Visitors to my office are likely to find me pushing them toward the windows. “See how it grows!” I want to tell them. And while there are days that I find the construction noise a serious distraction to the work I am supposed to be doing, I am also aware of how good it is to see something growing. The building taking shape outside my window has become a tangible symbol of hope.

The Bible is infused with a message of hope. We hope in God’s goodness, God’s provision and especially God’s ultimate saving work in the life, death and resurrection of Jesus Christ. We proclaim that God is at work and will one day restore all things to God’s glory. In the in-between time, however, we are left dealing with the very real consequences of sin in the world. It manifests itself in broken relationships; it holds us in bondage to destructive habits. It turns us away from, as our USMB Confession of Faith puts it, “holiness, justice and righteousness.”

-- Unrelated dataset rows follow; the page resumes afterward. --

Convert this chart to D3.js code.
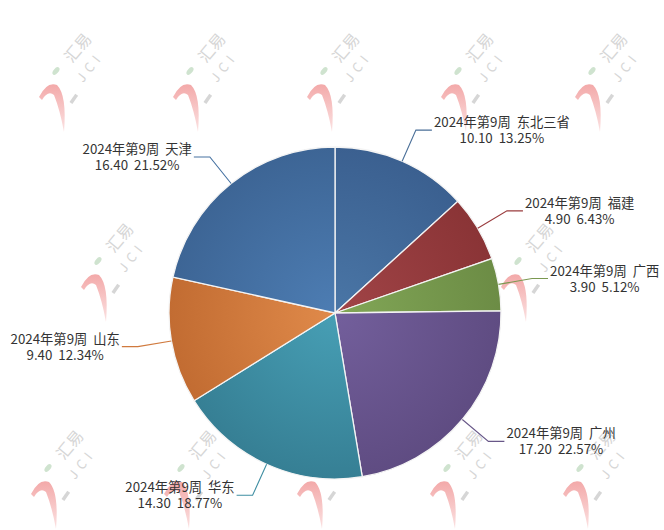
<!DOCTYPE html>
<html>
<head>
<meta charset="utf-8">
<script src="https://cdn.jsdelivr.net/npm/d3@7"></script>
<style>
  html, body { margin: 0; padding: 0; background: #fff; }
  svg { display: block; }
  text { font-family: "Noto Sans CJK SC", "Noto Sans", sans-serif; }
</style>
</head>
<body>
<div id="chart"></div>
<script>
// Pie data (2024 week 9)
var weekLabel = '2024年第9周';
var regions = ['东北三省', '福建', '广西', '广州', '华东', '山东', '天津'];
var values = [10.10, 4.90, 3.90, 17.20, 14.30, 9.40, 16.40];

var width = 664,
    height = 530,
    cx = 335,
    cy = 313,
    radius = 166;

// light / dark ends for each slice gradient
var colorsLight = ['#4a76a6', '#a14447', '#82a757', '#735f9c', '#479fb5', '#e08a4a', '#4d7db3'];
var colorsDark  = ['#3b6090', '#8a3436', '#6c8c45', '#5f4c82', '#367f94', '#c26c32', '#3d6595'];
var lineColors  = ['#4a6f98', '#9a3c3e', '#7a9850', '#685788', '#3f8ea2', '#d07a3e', '#4672a2'];

var svg = d3.select('#chart').append('svg')
    .attr('width', width)
    .attr('height', height);

var defs = svg.append('defs');

// red hook of the watermark fades out towards its tail
var wmGrad = defs.append('linearGradient')
    .attr('id', 'wmRed')
    .attr('x1', 0).attr('y1', 0).attr('x2', 0).attr('y2', 1);
wmGrad.append('stop').attr('offset', '0%').attr('stop-color', '#f3a9a9');
wmGrad.append('stop').attr('offset', '100%').attr('stop-color', '#fbe2e2');

// Watermark logos (drawn underneath the pie)
var wm = svg.append('g').attr('class', 'watermark');
var rowsWm = [
  {y: 48, x0: 78, step: 134, n: 5},
  {y: 238, x0: 120, step: 140, n: 4},
  {y: 445, x0: 70, step: 133, n: 5}
];
rowsWm.forEach(function(r) {
  for (var i = 0; i < r.n; i++) {
    var g = wm.append('g').attr('transform', 'translate(' + (r.x0 + i * r.step) + ',' + r.y + ')');
    g.append('path')
        .attr('d', 'M-39,49 Q-31,33 -21,37 Q-11,47 -14,84 Q-18,62 -24,47 Q-30,42 -36,52 Z')
        .attr('fill', 'url(#wmRed)');
    g.append('ellipse')
        .attr('cx', -22).attr('cy', 23).attr('rx', 4.5).attr('ry', 2.5)
        .attr('transform', 'rotate(-50,-22,23)')
        .attr('fill', '#cfe3cf');
    g.append('rect')
        .attr('x', -9).attr('y', 49).attr('width', 10).attr('height', 3.5)
        .attr('transform', 'rotate(-55,-4,51)')
        .attr('fill', '#d6d6d6');
    g.append('text')
        .attr('transform', 'rotate(-50)')
        .attr('text-anchor', 'middle')
        .attr('dy', '0.35em')
        .style('font-size', '16px')
        .attr('fill', '#d6d6d6')
        .text('汇易');
    g.append('text')
        .attr('transform', 'translate(12,19) rotate(-52)')
        .attr('text-anchor', 'middle')
        .attr('dy', '0.35em')
        .style('font-size', '13px')
        .style('letter-spacing', '5px')
        .attr('fill', '#d6d6d6')
        .text('JCI');
  }
});

// Gradients, one per slice
regions.forEach(function(d, i) {
  var grad = defs.append('radialGradient')
      .attr('id', 'grad' + i)
      .attr('gradientUnits', 'userSpaceOnUse')
      .attr('cx', 0).attr('cy', 0).attr('r', radius);
  grad.append('stop').attr('offset', '0%').attr('stop-color', colorsLight[i]);
  grad.append('stop').attr('offset', '100%').attr('stop-color', colorsDark[i]);
});

var data = regions.map(function(name, i) { return {name: name, value: values[i], idx: i}; });
var total = d3.sum(values);
var fmtVal = d3.format('.2f');
var fmtPct = d3.format('.2%');

var pie = d3.pie()
    .value(function(d) { return d.value; })
    .sort(null);

var arc = d3.arc()
    .innerRadius(0)
    .outerRadius(radius);

var arcs = pie(data);

var g = svg.append('g')
    .attr('transform', 'translate(' + cx + ',' + cy + ')');

g.selectAll('path.slice')
    .data(arcs)
    .enter()
    .append('path')
    .attr('class', 'slice')
    .attr('d', arc)
    .attr('fill', function(d) { return 'url(#grad' + d.data.idx + ')'; })
    .attr('stroke', '#f4f4f4')
    .attr('stroke-width', 1.3);

// Leader lines and labels
var elbowR = 200,
    tail = 16;

var labels = g.selectAll('g.label')
    .data(arcs)
    .enter()
    .append('g')
    .attr('class', 'label');

labels.each(function(d) {
  var sel = d3.select(this);
  var mid = (d.startAngle + d.endAngle) / 2;
  var right = Math.sin(mid) > 0;
  var p0 = [radius * Math.sin(mid), -radius * Math.cos(mid)];
  var p1 = [elbowR * Math.sin(mid), -elbowR * Math.cos(mid)];
  var p2 = [p1[0] + (right ? tail : -tail), p1[1]];

  sel.append('polyline')
      .attr('points', [p0, p1, p2].map(function(p) { return p.join(','); }).join(' '))
      .attr('fill', 'none')
      .attr('stroke', lineColors[d.data.idx])
      .attr('stroke-width', 1.1);

  var t1 = sel.append('text')
      .attr('text-anchor', 'middle')
      .attr('fill', '#333')
      .style('font-size', '13.3px')
      .style('white-space', 'pre')
      .text(weekLabel + '  ' + d.data.name);
  var w = t1.node().getComputedTextLength();
  var tx = right ? p2[0] + 2 + w / 2 : p2[0] - 2 - w / 2;
  t1.attr('x', tx).attr('y', p2[1] - 3);

  sel.append('text')
      .attr('text-anchor', 'middle')
      .attr('fill', '#333')
      .style('font-size', '13.3px')
      .style('white-space', 'pre')
      .attr('x', tx)
      .attr('y', p2[1] + 13)
      .text(fmtVal(d.data.value) + '  ' + fmtPct(d.data.value / total));
});
</script>
</body>
</html>
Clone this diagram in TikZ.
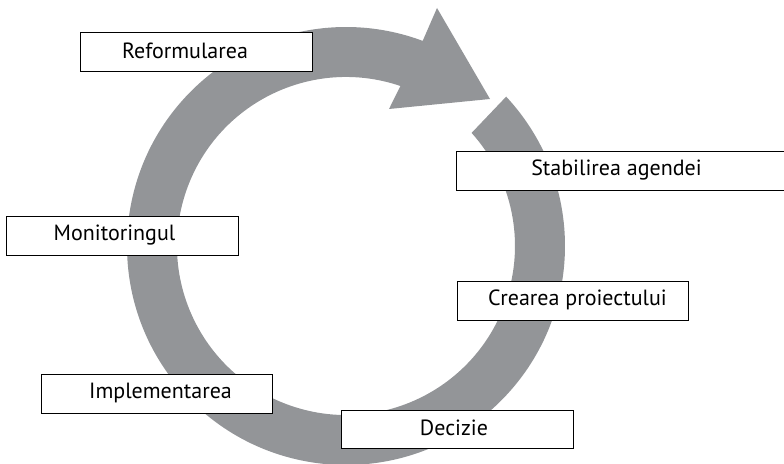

A new building, of course, doesn’t repair that brokenness. It can, however, serve as a launching pad for engagement with a world in deep need of God’s hope and healing. The physical spaces we build and occupy can be used to welcome people into the Christian community.

Recently, the seminary and university have been working hard to enlarge the ways we engage with the community around us. While teaching and preparing leaders for the church and the world is at the center of our work, we’ve also been able to imagine new ways of engagement.

Through a generous grant from the Lilly Endowment, our Center for Community Transformation is resourcing local congregations and pastors to help them develop ministries that serve the physical, social and spiritual needs of their communities.

Through our Center for Anabaptist Studies, we host webinars for USMB pastors and denominational leaders to gather and learn about timely issues. Our OnSite Counseling Center is offering mental health services through contracts with local schools, Christian nonprofit organizations and even a large farming operation. These things also represent hope as we engage with the world around us.

May God continue to nurture our imaginations for ministry and service in the various places we occupy so that we may point to the signs of God’s kingdom and say, “See how it grows!”